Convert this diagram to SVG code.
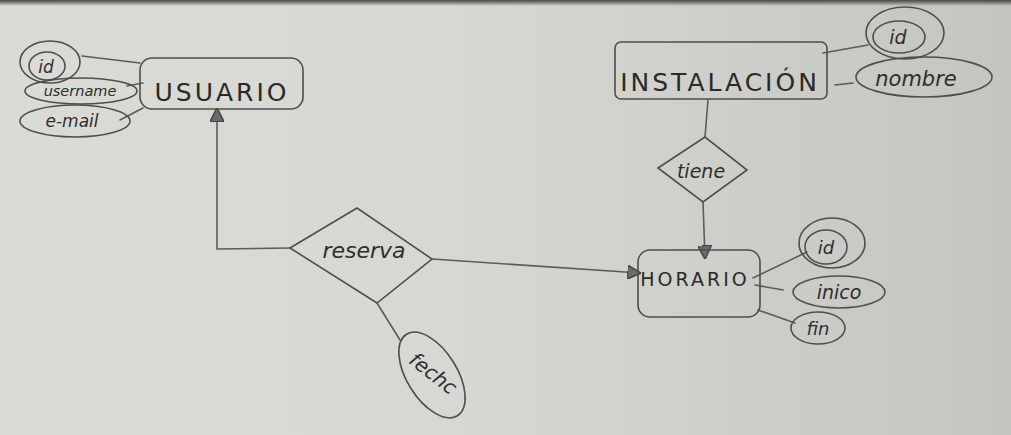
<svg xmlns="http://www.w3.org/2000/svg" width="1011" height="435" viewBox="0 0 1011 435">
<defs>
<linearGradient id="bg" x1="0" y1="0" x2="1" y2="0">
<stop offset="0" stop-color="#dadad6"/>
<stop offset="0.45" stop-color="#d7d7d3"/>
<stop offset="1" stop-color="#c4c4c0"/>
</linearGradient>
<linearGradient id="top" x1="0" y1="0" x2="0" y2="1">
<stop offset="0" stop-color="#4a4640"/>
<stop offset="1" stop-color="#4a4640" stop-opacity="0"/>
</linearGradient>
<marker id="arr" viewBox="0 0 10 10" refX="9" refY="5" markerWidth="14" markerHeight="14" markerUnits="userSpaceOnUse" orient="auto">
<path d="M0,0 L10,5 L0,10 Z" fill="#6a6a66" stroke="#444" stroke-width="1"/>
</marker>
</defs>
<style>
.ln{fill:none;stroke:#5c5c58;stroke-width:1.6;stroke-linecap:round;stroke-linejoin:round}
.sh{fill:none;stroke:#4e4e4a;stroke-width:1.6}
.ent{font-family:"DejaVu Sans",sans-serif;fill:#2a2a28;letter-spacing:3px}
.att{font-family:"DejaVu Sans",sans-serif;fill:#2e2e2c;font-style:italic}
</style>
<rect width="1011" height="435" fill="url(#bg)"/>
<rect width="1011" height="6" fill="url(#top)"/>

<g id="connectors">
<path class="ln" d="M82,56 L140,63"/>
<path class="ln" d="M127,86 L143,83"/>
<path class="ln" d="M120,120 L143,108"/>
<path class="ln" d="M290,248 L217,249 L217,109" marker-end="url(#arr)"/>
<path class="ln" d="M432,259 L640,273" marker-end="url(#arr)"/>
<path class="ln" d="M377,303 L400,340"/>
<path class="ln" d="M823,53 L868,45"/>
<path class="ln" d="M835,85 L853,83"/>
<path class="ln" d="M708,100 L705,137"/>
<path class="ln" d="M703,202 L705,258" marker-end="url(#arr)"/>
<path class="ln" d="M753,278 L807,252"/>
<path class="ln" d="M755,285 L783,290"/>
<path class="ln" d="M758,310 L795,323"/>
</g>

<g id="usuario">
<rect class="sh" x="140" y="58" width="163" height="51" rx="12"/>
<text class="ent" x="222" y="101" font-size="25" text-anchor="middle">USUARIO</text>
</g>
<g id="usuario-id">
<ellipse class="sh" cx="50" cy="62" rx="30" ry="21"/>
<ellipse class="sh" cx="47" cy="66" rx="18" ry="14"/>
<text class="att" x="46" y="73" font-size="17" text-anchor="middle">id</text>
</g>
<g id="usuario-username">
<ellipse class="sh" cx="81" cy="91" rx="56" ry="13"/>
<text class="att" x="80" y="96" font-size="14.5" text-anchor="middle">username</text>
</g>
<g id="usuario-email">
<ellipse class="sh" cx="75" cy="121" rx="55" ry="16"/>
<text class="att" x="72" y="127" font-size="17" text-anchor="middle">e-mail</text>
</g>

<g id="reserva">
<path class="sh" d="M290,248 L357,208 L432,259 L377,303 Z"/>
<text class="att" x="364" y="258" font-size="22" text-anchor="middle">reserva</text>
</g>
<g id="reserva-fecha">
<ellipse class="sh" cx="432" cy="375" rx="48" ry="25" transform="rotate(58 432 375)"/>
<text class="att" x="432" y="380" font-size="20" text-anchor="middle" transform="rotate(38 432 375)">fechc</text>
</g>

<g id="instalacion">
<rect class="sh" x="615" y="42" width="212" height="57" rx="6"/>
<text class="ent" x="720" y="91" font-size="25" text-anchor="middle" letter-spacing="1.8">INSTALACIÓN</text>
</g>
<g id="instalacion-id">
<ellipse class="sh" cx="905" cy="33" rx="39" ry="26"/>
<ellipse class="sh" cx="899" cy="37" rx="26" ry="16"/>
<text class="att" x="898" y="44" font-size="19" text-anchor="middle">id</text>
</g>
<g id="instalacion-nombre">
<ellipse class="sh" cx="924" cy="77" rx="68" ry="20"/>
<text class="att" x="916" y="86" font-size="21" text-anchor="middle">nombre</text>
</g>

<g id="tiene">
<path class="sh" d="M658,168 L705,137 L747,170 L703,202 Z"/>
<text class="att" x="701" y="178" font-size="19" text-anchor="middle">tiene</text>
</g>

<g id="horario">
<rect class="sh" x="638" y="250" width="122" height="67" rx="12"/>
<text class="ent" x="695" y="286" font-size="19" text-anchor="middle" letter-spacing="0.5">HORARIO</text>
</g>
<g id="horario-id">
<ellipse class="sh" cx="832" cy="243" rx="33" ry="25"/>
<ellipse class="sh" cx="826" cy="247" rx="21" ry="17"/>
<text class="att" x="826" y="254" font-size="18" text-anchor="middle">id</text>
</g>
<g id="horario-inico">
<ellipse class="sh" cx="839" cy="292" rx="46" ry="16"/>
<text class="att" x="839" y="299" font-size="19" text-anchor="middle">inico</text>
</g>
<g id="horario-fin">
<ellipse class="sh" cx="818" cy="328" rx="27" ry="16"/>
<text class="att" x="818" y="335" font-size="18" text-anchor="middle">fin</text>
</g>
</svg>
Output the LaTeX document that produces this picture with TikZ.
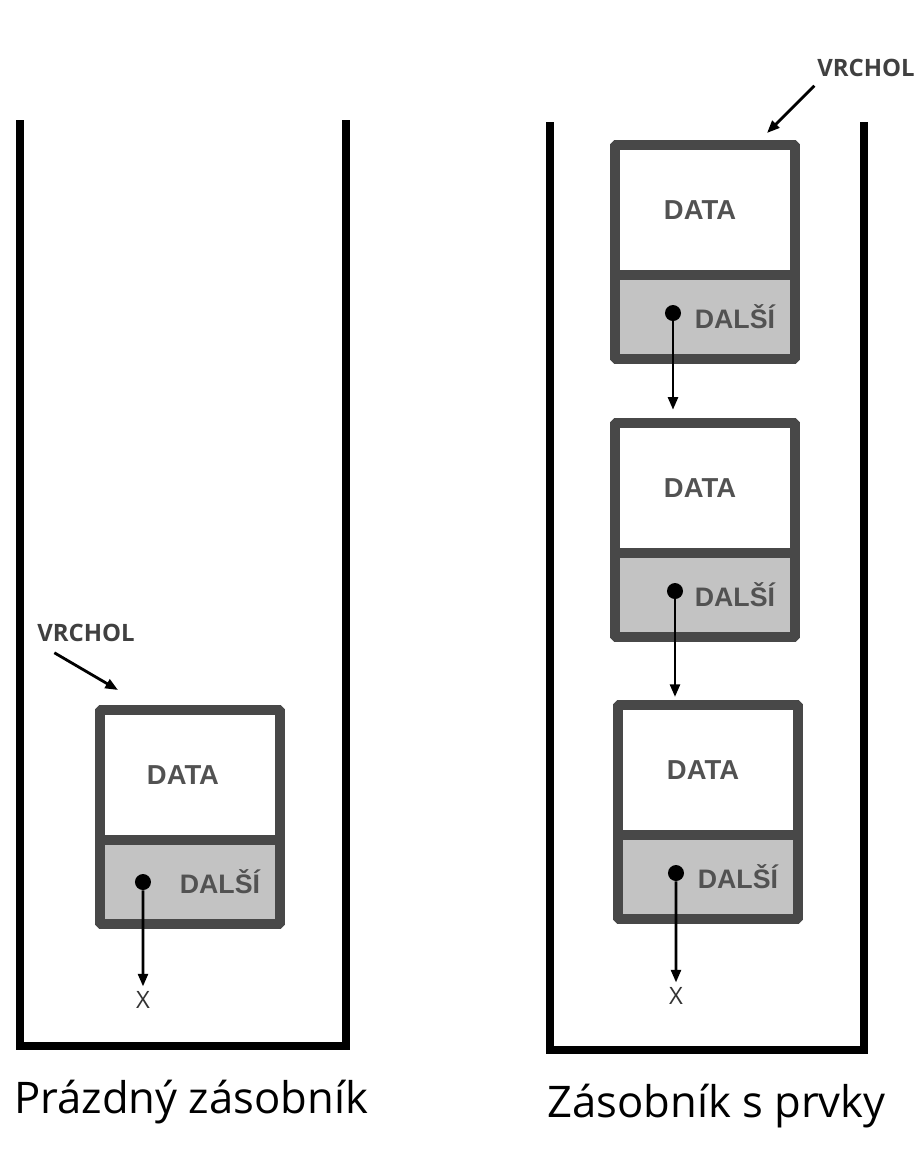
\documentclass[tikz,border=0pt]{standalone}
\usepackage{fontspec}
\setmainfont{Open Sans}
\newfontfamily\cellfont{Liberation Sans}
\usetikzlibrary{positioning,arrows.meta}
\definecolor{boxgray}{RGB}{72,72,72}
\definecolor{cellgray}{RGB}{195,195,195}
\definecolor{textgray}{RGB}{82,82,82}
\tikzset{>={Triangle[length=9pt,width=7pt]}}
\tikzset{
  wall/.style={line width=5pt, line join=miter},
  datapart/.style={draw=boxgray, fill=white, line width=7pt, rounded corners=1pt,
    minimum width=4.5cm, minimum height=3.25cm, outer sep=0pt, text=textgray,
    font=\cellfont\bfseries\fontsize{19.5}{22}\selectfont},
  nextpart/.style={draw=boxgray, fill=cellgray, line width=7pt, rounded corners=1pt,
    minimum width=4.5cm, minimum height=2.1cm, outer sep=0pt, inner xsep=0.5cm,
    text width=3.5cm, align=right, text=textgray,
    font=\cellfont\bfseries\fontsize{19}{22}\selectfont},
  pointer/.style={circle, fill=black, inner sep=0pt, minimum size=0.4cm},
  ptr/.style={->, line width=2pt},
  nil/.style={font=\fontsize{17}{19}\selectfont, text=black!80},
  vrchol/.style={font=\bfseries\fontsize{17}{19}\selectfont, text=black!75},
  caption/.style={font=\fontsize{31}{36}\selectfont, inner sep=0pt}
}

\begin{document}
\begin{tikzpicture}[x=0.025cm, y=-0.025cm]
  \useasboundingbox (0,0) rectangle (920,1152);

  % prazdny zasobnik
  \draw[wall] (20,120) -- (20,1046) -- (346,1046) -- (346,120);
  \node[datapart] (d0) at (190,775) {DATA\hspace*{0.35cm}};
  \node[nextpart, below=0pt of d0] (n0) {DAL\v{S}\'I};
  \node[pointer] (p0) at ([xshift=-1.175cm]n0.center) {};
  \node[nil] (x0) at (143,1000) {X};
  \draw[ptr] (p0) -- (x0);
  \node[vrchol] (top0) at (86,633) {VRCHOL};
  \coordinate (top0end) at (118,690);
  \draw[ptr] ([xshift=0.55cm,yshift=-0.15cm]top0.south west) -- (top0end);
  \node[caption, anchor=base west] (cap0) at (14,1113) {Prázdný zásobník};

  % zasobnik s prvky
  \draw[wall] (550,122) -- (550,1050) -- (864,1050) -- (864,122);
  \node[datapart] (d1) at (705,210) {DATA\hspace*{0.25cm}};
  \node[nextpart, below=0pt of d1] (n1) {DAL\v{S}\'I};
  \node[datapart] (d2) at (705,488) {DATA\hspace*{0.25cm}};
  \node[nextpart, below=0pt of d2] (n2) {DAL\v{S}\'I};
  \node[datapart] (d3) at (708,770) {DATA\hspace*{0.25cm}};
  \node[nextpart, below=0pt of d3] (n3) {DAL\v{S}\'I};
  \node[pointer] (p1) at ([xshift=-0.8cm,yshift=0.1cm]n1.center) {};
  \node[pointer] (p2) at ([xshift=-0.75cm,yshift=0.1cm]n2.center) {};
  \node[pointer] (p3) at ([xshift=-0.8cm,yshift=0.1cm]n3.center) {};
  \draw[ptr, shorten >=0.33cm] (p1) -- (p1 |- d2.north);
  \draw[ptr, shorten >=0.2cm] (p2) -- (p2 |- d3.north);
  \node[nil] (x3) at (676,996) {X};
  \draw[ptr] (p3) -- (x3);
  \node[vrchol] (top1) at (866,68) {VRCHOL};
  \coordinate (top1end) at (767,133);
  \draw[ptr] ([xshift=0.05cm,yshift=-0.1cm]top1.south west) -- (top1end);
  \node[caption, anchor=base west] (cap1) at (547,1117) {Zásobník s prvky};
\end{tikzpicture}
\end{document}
§
THE EXERCISE >> Find the lines containing "this" and pull them out.

TASK OUTPUT >>
Convert this diagram to SVG code.
Output the LaTeX document that produces this picture with TikZ.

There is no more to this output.